Impossible to praise this book too highly.
For the millions of working tax payers stuck with levels of debt, public and private, it seems impossible to understand how so many of the smartest brains in the western world could have come together to produce a financial crash the like of which the world has never seen.
There are now several published accounts, written at both the personal and the technical level, of the ingenuity and greed with which bankers both in Wall Street and in London devised ever more complicated debt instruments from which enormous levels of apparent profit could be taken. Econned is different. Smith focuses not simply on the king's non-existent new clothes, but on the courtiers. How could so many people have persuaded themselves and each other that financial risk had been eliminated and endless wealth within reach?

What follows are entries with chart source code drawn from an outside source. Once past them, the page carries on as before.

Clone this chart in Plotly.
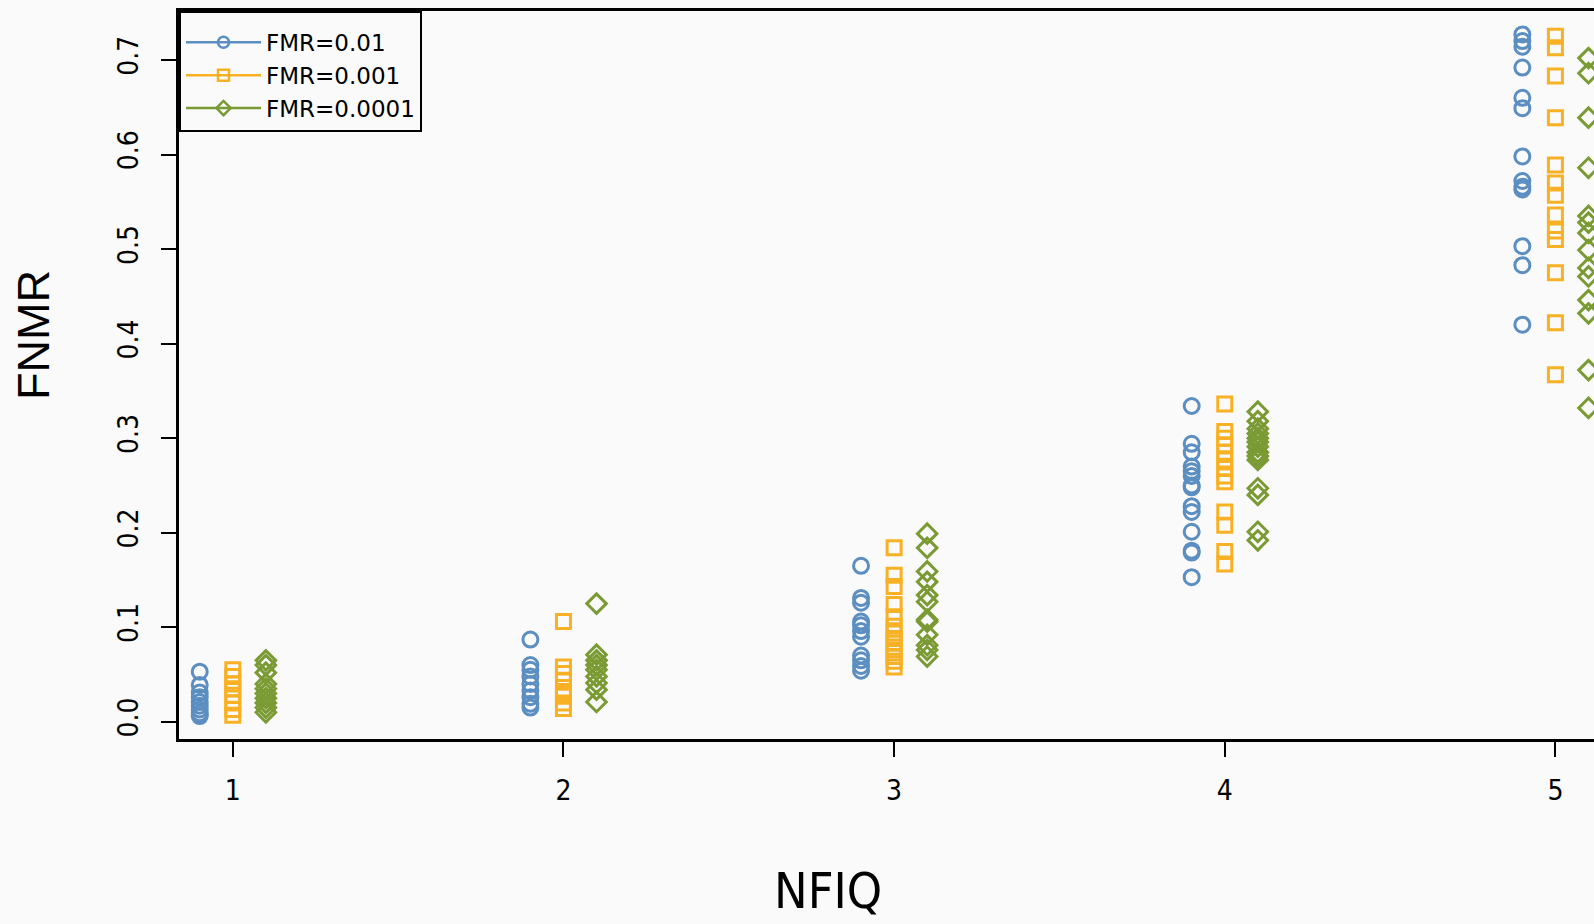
import plotly.graph_objects as go

# ---------------- data ----------------
nfiq_levels = [1, 2, 3, 4, 5]
series_names = ["FMR=0.01", "FMR=0.001", "FMR=0.0001"]

fnmr_fmr_0_01 = [
    [0.053, 0.039, 0.031, 0.026, 0.021, 0.017, 0.013, 0.009, 0.006],
    [0.087, 0.060, 0.055, 0.048, 0.040, 0.033, 0.026, 0.019, 0.015],
    [0.165, 0.131, 0.126, 0.106, 0.102, 0.096, 0.090, 0.070, 0.065, 0.059, 0.054],
    [0.334, 0.294, 0.285, 0.270, 0.265, 0.260, 0.250, 0.248, 0.228, 0.222, 0.201, 0.181, 0.179, 0.153],
    [0.727, 0.720, 0.714, 0.692, 0.660, 0.649, 0.598, 0.572, 0.566, 0.563, 0.503, 0.483, 0.420],
]
fnmr_fmr_0_001 = [
    [0.055, 0.048, 0.040, 0.035, 0.028, 0.020, 0.013, 0.007],
    [0.106, 0.058, 0.051, 0.044, 0.032, 0.027, 0.020, 0.014],
    [0.184, 0.155, 0.143, 0.124, 0.111, 0.101, 0.094, 0.088, 0.083, 0.076, 0.069, 0.064, 0.058],
    [0.336, 0.307, 0.300, 0.293, 0.285, 0.277, 0.268, 0.260, 0.254, 0.222, 0.208, 0.180, 0.167],
    [0.725, 0.713, 0.683, 0.639, 0.589, 0.570, 0.557, 0.536, 0.519, 0.510, 0.475, 0.422, 0.367],
]
fnmr_fmr_0_0001 = [
    [0.065, 0.060, 0.052, 0.040, 0.035, 0.030, 0.025, 0.020, 0.015, 0.010],
    [0.125, 0.071, 0.065, 0.060, 0.055, 0.048, 0.041, 0.034, 0.021],
    [0.199, 0.184, 0.159, 0.148, 0.134, 0.127, 0.108, 0.106, 0.092, 0.081, 0.076, 0.069],
    [0.328, 0.318, 0.310, 0.305, 0.300, 0.296, 0.291, 0.285, 0.281, 0.277, 0.247, 0.240, 0.201, 0.192],
    [0.702, 0.686, 0.639, 0.586, 0.535, 0.528, 0.517, 0.499, 0.480, 0.471, 0.446, 0.432, 0.372, 0.332],
]

x_tick_labels = ["1", "2", "3", "4", "5"]
y_tick_values = [0.0, 0.1, 0.2, 0.3, 0.4, 0.5, 0.6, 0.7]
y_tick_labels = ["0.0", "0.1", "0.2", "0.3", "0.4", "0.5", "0.6", "0.7"]

# ---------------- styling ----------------
colors = ["#5B8EC1", "#F8B124", "#7A9A33"]
symbols = ["circle-open", "square-open", "diamond-open"]
sizes = [15, 14, 15]
offsets = [-0.1, 0.0, 0.1]
BG = "#fafafa"
NARROW = "Liberation Sans Narrow, Arial Narrow, DejaVu Sans Condensed, sans-serif"
REG = "Liberation Sans, Arial, sans-serif"
LEG = "DejaVu Sans, sans-serif"

fig = go.Figure()
all_series = [fnmr_fmr_0_01, fnmr_fmr_0_001, fnmr_fmr_0_0001]
for name, data, col, sym, sz, off in zip(series_names, all_series, colors, symbols, sizes, offsets):
    xs = [lvl + off for lvl, vals in zip(nfiq_levels, data) for _ in vals]
    ys = [v for vals in data for v in vals]
    fig.add_trace(go.Scatter(
        x=xs, y=ys, mode="markers", name=name, showlegend=False,
        marker=dict(symbol=sym, size=sz, color=col, line=dict(width=3, color=col)),
    ))
    # legend entry (line + marker, like the R legend)
    fig.add_trace(go.Scatter(
        x=[None], y=[None], mode="lines+markers", name=name, showlegend=True,
        line=dict(color=col, width=2.5),
        marker=dict(symbol=sym, size=11, color=col, line=dict(width=2.5, color=col)),
    ))

fig.update_layout(
    width=1594, height=924,
    margin=dict(l=179, r=0, t=11, b=185),
    paper_bgcolor=BG, plot_bgcolor=BG,
    showlegend=True,
    legend=dict(
        x=0, y=1, xanchor="left", yanchor="top",
        bgcolor=BG, bordercolor="black", borderwidth=2,
        font=dict(family=LEG, size=23, color="black"),
        itemwidth=75, tracegroupgap=0,
        title=dict(text="&nbsp;", font=dict(size=6), side="top"),
    ),
    xaxis=dict(
        range=[0.8373, 5.1167], tickmode="array", tickvals=nfiq_levels, ticktext=x_tick_labels,
        showgrid=False, zeroline=False, showline=True, linecolor="black", linewidth=2.5,
        mirror=True, ticks="outside", ticklen=15, tickwidth=1.5, tickcolor="black",
        tickfont=dict(family=NARROW, size=28, color="black"), ticklabelstandoff=10,
    ),
    yaxis=dict(
        range=[-0.0182, 0.7518], tickmode="array", tickvals=y_tick_values, ticktext=y_tick_labels,
        showgrid=False, zeroline=False, showline=True, linecolor="black", linewidth=2.5,
        ticks="outside", ticklen=15, tickwidth=1.5, tickcolor="black", tickangle=-90,
        tickfont=dict(family=NARROW, size=28, color="black"), ticklabelstandoff=12,
    ),
    annotations=[
        dict(text="NFIQ", xref="paper", yref="paper", x=0.4587, y=(739 - 891) / 728,
             xanchor="center", yanchor="middle", showarrow=False,
             font=dict(family=NARROW, size=50, color="black")),
        dict(text="FNMR", xref="paper", yref="paper", x=-0.1025, y=0.555,
             xanchor="center", yanchor="middle", showarrow=False, textangle=-90,
             font=dict(family=REG, size=45, color="black")),
    ],
)

fig.write_html(
    "out.html",
    config={"displayModeBar": False},
    post_script="document.body.style.margin='0';document.body.style.overflow='hidden';",
)
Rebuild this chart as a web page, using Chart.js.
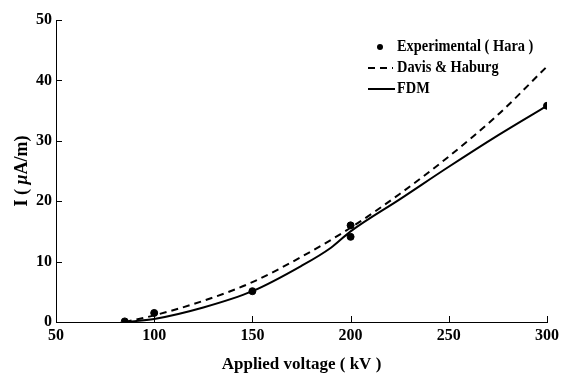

The book traces the evolution of the origins of the crash from the end of the second world war to the collapse of the Berlin Wall and on to the completion of financial de-regulation under Clinton. It examines with wit and erudition how Adam Smith's ideas in The Wealth of Nations were cherry-picked and evolved into an ideology which came to dominate university economics departments all over the western world. It turns a baleful eye on the so-called science of economics itself, showing how, as ever more computing power became available, it came to be dominated by models which could never take full account of life as it really happens, and how increasingly it took over political debate, producing, incidentally, the pitiful level of debate in which the current British general election is now being couched.
Smith does not shrink from detailed, expert descriptions either of economic theory or of ever more complicated debt instruments. I can only urge non-technicians like myself to have faith, perhaps skate over ideas, sometimes difficult to grasp at first and go on to enjoy and be profoundly educated by her book. One is constantly astonished and entertained by the sort of nuggets of information and insight which clear and change one's thinking. Did you know, for example, that the Wall Street rating agencies whose AAA AA BBB ratings are locked, by US law into the sort of frantic securities trading which broke the banks have successfully contested litigation over their ratings by claiming their grades are `mere journalistic opinions'? Or enjoy and ponder the Wall Street joke about `trading sardines.' And there's more.
This is a book which should be on the desks of bankers, politicians, journalists, university teachers and every angry, confused or even curious citizen with a will to find out how we came to be in the present mess and what the prospects might be for emerging from it. Only if we can come to understand the extent to which `free market' propaganda has corrupted our understanding can we begin to correct it and find a new way ahead. With Econned Yves Smith has made a major contribution to that.